Il quesito, tendendo infatti ad abrogare la disposizione contenuta in una legge dello Stato che autorizza il Ministro della sanità a determinare i limiti di tolleranza del grado di tossicità e l'intervallo tra l'ultimo trattamento, la raccolta ed il consumo, può avere solo lo scopo di far venir meno la possibilità del Ministro di derogare al divieto assoluto stabilito dalla prima parte dell'art. 5, lett. h) della legge n. 283 del 1962 fissando limiti di tolleranza e, quindi, una volta sopravvenuta la normativa comunitaria, anche più alti di quelli da essa dettati, deroga, quest'ultima, facoltativamente dall'art. 3, paragrafo 2, delle direttive n. 76/895 del 23 novembre 1976, relativa ai prodotti ortofrutticoli, e dall'art. 6 della direttiva n. 86/362 del 24 luglio 1986, relativa ai cereali, da disposizioni cioè che, appunto in quanto dirette a costituire una facoltà, non creano alcun obbligo per gli Stati.
Nessuna incidenza può invece avere l'iniziativa referendaria sulle disposizioni contenute nelle stesse direttive le quali obbligano gli Stati membri a non vietare o a non ostacolare l'immissione in circolazione di sostanze alimentari contenenti residui tossici nei limiti tollerati in sede comunitaria. Difatti le disposizioni di cui agli artt. 3, paragrafo 1, della direttiva n. 76/895 e 3, paragrafo 2, delle direttive nn. 86/362 e 86/363 di identico contenuto, che pongono tale obbligo, sono di immediata applicazione nel diritto interno, sussistendo a tal fine i presupposti indicati dalla Corte di giustizia delle Comunità europee (sentt. 24 marzo 1987, in causa n. 286/85, 19 gennaio 1982, in causa n. 8/81). Ne deriva che le stesse, essendo "incondizionatamente e sufficientemente precise, possano essere richiamate, in mancanza di provvedimenti di attuazione adottati entro i termini, per opporsi a qualunque disposizione di diritto interno non conforme" ad esse (Corte di giustizia della CEE, 24 marzo 1987, in cau
sa n. 286/85 cit.) e quindi anche al referendum che è atto-fonte (Corte cost. sent. n. 29 del 1987) di diritto interno e che, pertanto, al pari delle altre fonti, deve essere coordinato con la normativa comunitaria "secondo la ripartizione di competenza stabilita e garantita dal Trattato" (sent. n. 170 del 1984).

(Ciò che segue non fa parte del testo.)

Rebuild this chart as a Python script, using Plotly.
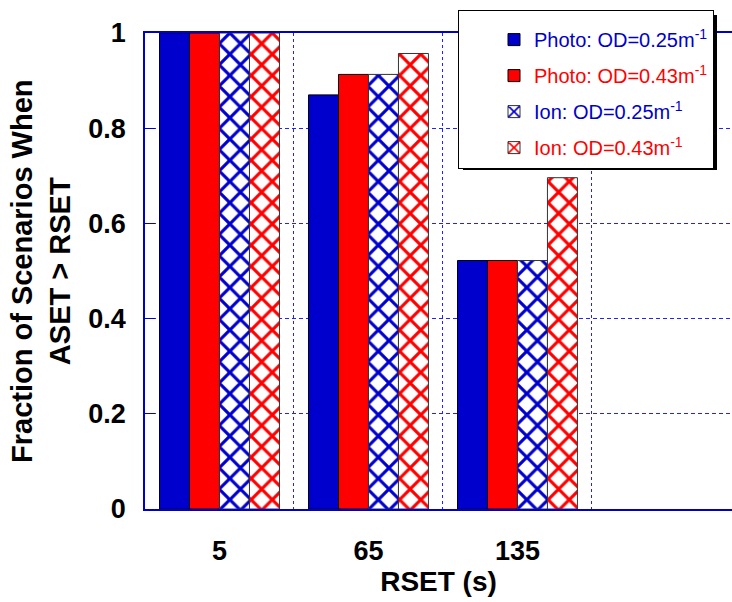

In virtù della loro immediata efficacia tali disposizioni comunitarie prevalgono in ogni caso (sent. nn. 389 del 1989, 113 del 1985 e 170 del 1984) sul divieto assoluto contenuto nella "prima parte" dell'art. 5, lett h), della legge 30 aprile 1962, n. 283, indipendentemente dal potere di adeguamento ai limiti comunitari che il Ministro della sanità ha fino ad oggi esercitato in concreto avvalendosi della disposizione contenuta nella "seconda parte" dello stesso art. 5, let. h), cioè della disposizione che si intende abrogare.

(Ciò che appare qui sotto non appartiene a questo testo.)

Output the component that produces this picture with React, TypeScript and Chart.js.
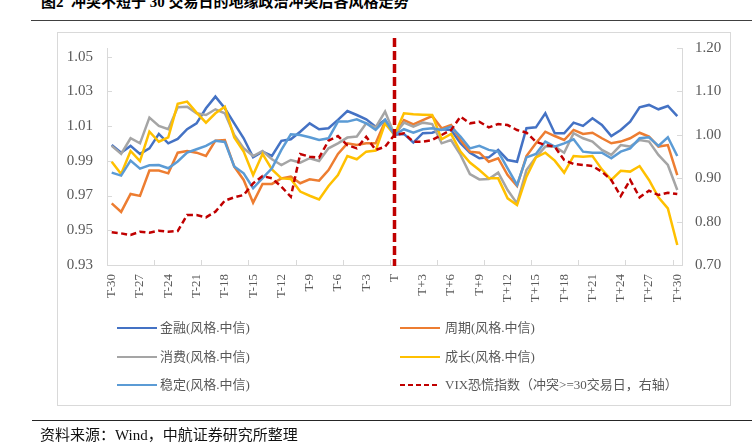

3. - Chiarito che la proposta di referendum non interferisce con la normativa comunitaria, l'iniziativa referendaria appare, sotto gli altri profili, ammissibile. Non si ravvisa, difatti alcuna delle cause ostative previste espressamente dall'art. 75, secondo comma, della Costituzione, o desumibili dalla disciplina costituzionale del referendum abrogativo (cfr. in proposito la sent. n. 16 del 1978). In particolare sussistono i requisiti di chiarezza, univocità ed omogeneità del quesito in quanto la disposizione oggetto del referendum, obiettivamente considerata nella sua struttura e finalità, contiene effettivamente quel principio la cui eliminazione o permanenza dipende dalla risposta che il corpo elettorale fornirà.
Né è rilevante la circostanza che il quesito non riguardi anche il successivo art. 6 della stessa legge n. 283 del 1962. Le due disposizioni hanno, difatti, oggetti diversi, concernendo la prima il limite di tolleranza dei residui tossici presenti negli alimenti al momento della commercializzazione, della distribuzione, della immissione al consumo mentre la seconda riguarda il regime delle autorizzazioni, dei controlli e delle registrazioni, da parte del ministero della sanità, delle sostanze - fitofarmaci e presidi - da usarsi in agricoltura per la protezione delle piante e a difesa delle derrate alimentari immagazzinate.
Per questi motivi
LA CORTE COSTITUZIONALE
"ammette" la richiesta di referendum popolare per l'abrogazione dell'art. 5, lett. h), seconda parte, della legge 30 aprile 1962, n. 283 ("Modifica degli articoli 242, 243, 247, 250 e 262 del testo unico delle leggi sanitarie approvato con regio decreto 27 luglio 1934, n. 1265: Disciplina igienica della produzione e della vendita delle sostanze alimentari e delle bevande"), dichiarata legittima, con ordinanza del 19 dicembre 1989, dall'Ufficio centrale per il referendum costituito presso la Corte di cassazione.
Così deciso in Roma, in camera di consiglio, nella sede della Corte costituzionale, Palazzo della Consulta, il 18 gennaio 1990.
F.to Francesco SAJA, Presidente
Vincenzo CAIANIELLO, Redattore
Doro MINELLI, Cancelliere
Depositata in cancelleria il 2 febbraio 1990.